STATED TASK: Without the images, output each record below as it stands.

MATERIAL SUPPLIED:
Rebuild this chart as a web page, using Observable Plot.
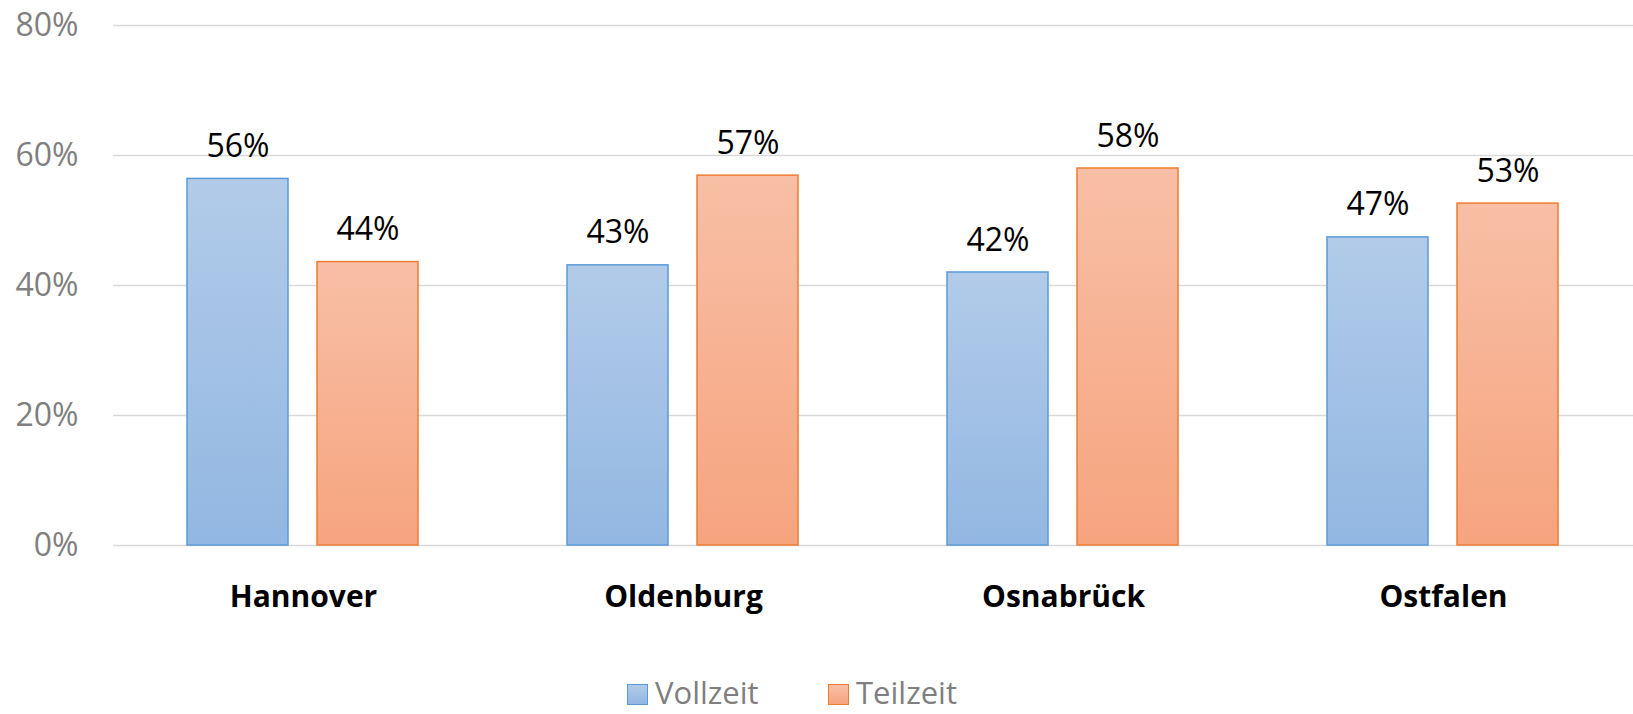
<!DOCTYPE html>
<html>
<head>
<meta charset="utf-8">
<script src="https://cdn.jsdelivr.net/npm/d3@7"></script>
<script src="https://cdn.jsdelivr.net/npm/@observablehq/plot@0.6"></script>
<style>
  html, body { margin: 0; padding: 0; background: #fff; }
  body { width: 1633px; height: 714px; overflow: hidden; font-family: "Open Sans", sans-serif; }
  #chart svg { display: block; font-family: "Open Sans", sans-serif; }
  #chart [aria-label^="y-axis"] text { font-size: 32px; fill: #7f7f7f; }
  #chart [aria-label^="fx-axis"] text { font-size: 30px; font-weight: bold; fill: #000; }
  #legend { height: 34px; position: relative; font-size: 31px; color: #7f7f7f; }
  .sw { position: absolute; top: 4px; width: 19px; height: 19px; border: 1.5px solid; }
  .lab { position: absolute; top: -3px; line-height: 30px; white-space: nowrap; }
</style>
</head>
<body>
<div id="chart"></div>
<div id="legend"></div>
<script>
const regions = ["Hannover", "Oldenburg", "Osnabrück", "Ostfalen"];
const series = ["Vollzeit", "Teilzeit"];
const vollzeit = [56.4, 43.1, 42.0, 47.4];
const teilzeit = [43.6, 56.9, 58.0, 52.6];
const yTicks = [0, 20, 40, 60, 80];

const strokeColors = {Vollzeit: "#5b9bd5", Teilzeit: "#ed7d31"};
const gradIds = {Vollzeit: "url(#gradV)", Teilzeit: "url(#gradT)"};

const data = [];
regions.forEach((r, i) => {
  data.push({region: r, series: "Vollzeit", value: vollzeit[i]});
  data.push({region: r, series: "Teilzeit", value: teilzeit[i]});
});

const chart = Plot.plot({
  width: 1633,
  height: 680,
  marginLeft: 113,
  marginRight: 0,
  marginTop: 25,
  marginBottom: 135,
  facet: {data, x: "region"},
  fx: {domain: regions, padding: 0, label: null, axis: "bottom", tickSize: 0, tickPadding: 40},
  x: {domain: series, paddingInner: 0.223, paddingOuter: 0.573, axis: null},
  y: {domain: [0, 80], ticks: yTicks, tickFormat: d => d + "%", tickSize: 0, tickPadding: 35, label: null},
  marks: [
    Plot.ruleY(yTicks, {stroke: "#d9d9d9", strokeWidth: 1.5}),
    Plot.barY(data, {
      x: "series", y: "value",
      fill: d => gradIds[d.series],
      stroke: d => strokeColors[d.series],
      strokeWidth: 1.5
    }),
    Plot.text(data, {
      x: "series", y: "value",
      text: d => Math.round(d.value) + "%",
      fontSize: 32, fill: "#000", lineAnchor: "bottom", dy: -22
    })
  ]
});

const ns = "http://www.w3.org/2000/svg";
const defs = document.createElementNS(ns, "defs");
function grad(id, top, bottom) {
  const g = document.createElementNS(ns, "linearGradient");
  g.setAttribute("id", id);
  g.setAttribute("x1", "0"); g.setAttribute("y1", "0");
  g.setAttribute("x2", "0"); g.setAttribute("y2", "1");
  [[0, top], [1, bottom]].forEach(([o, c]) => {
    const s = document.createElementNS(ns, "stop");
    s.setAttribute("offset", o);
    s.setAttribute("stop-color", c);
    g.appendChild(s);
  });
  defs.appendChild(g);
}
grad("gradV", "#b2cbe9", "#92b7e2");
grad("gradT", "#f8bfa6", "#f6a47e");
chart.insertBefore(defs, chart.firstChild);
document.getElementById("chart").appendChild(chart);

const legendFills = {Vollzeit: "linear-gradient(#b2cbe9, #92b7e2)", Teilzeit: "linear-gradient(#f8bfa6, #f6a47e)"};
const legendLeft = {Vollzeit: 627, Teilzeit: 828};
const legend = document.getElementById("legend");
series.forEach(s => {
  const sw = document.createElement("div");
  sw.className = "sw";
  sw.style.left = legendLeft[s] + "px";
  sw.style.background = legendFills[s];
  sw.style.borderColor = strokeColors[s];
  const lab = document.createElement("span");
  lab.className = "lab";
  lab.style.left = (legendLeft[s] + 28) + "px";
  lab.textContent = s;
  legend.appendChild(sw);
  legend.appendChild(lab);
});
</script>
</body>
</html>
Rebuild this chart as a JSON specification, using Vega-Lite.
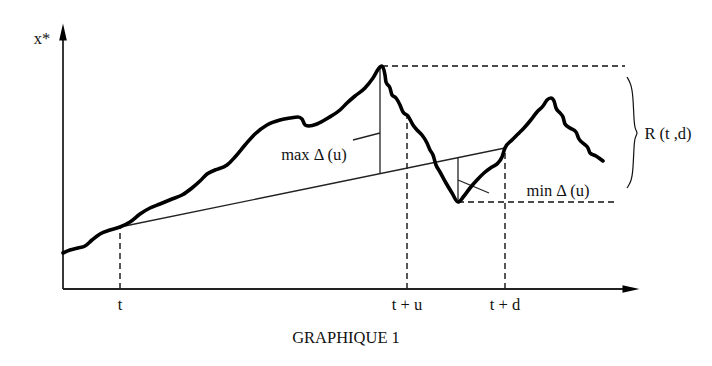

EXERCISE RESPONSE:
Rebuild this chart as a web page, using Observable Plot.
<!DOCTYPE html>
<html>
<head>
<meta charset="utf-8">
<script src="https://cdn.jsdelivr.net/npm/d3@7"></script>
<script src="https://cdn.jsdelivr.net/npm/@observablehq/plot@0.6"></script>
<style>
  html, body { margin: 0; padding: 0; background: #fff; }
  body { width: 1633px; height: 714px; overflow: hidden; font-family: "Open Sans", sans-serif; }
  #chart svg { display: block; font-family: "Open Sans", sans-serif; }
  #chart [aria-label^="y-axis"] text { font-size: 32px; fill: #7f7f7f; }
  #chart [aria-label^="fx-axis"] text { font-size: 30px; font-weight: bold; fill: #000; }
  #legend { height: 34px; position: relative; font-size: 31px; color: #7f7f7f; }
  .sw { position: absolute; top: 4px; width: 19px; height: 19px; border: 1.5px solid; }
  .lab { position: absolute; top: -3px; line-height: 30px; white-space: nowrap; }
</style>
</head>
<body>
<div id="chart"></div>
<div id="legend"></div>
<script>
const regions = ["Hannover", "Oldenburg", "Osnabrück", "Ostfalen"];
const series = ["Vollzeit", "Teilzeit"];
const vollzeit = [56.4, 43.1, 42.0, 47.4];
const teilzeit = [43.6, 56.9, 58.0, 52.6];
const yTicks = [0, 20, 40, 60, 80];

const strokeColors = {Vollzeit: "#5b9bd5", Teilzeit: "#ed7d31"};
const gradIds = {Vollzeit: "url(#gradV)", Teilzeit: "url(#gradT)"};

const data = [];
regions.forEach((r, i) => {
  data.push({region: r, series: "Vollzeit", value: vollzeit[i]});
  data.push({region: r, series: "Teilzeit", value: teilzeit[i]});
});

const chart = Plot.plot({
  width: 1633,
  height: 680,
  marginLeft: 113,
  marginRight: 0,
  marginTop: 25,
  marginBottom: 135,
  facet: {data, x: "region"},
  fx: {domain: regions, padding: 0, label: null, axis: "bottom", tickSize: 0, tickPadding: 40},
  x: {domain: series, paddingInner: 0.223, paddingOuter: 0.573, axis: null},
  y: {domain: [0, 80], ticks: yTicks, tickFormat: d => d + "%", tickSize: 0, tickPadding: 35, label: null},
  marks: [
    Plot.ruleY(yTicks, {stroke: "#d9d9d9", strokeWidth: 1.5}),
    Plot.barY(data, {
      x: "series", y: "value",
      fill: d => gradIds[d.series],
      stroke: d => strokeColors[d.series],
      strokeWidth: 1.5
    }),
    Plot.text(data, {
      x: "series", y: "value",
      text: d => Math.round(d.value) + "%",
      fontSize: 32, fill: "#000", lineAnchor: "bottom", dy: -22
    })
  ]
});

const ns = "http://www.w3.org/2000/svg";
const defs = document.createElementNS(ns, "defs");
function grad(id, top, bottom) {
  const g = document.createElementNS(ns, "linearGradient");
  g.setAttribute("id", id);
  g.setAttribute("x1", "0"); g.setAttribute("y1", "0");
  g.setAttribute("x2", "0"); g.setAttribute("y2", "1");
  [[0, top], [1, bottom]].forEach(([o, c]) => {
    const s = document.createElementNS(ns, "stop");
    s.setAttribute("offset", o);
    s.setAttribute("stop-color", c);
    g.appendChild(s);
  });
  defs.appendChild(g);
}
grad("gradV", "#b2cbe9", "#92b7e2");
grad("gradT", "#f8bfa6", "#f6a47e");
chart.insertBefore(defs, chart.firstChild);
document.getElementById("chart").appendChild(chart);

const legendFills = {Vollzeit: "linear-gradient(#b2cbe9, #92b7e2)", Teilzeit: "linear-gradient(#f8bfa6, #f6a47e)"};
const legendLeft = {Vollzeit: 627, Teilzeit: 828};
const legend = document.getElementById("legend");
series.forEach(s => {
  const sw = document.createElement("div");
  sw.className = "sw";
  sw.style.left = legendLeft[s] + "px";
  sw.style.background = legendFills[s];
  sw.style.borderColor = strokeColors[s];
  const lab = document.createElement("span");
  lab.className = "lab";
  lab.style.left = (legendLeft[s] + 28) + "px";
  lab.textContent = s;
  legend.appendChild(sw);
  legend.appendChild(lab);
});
</script>
</body>
</html>
Rebuild this chart as a JSON specification, using Vega-Lite.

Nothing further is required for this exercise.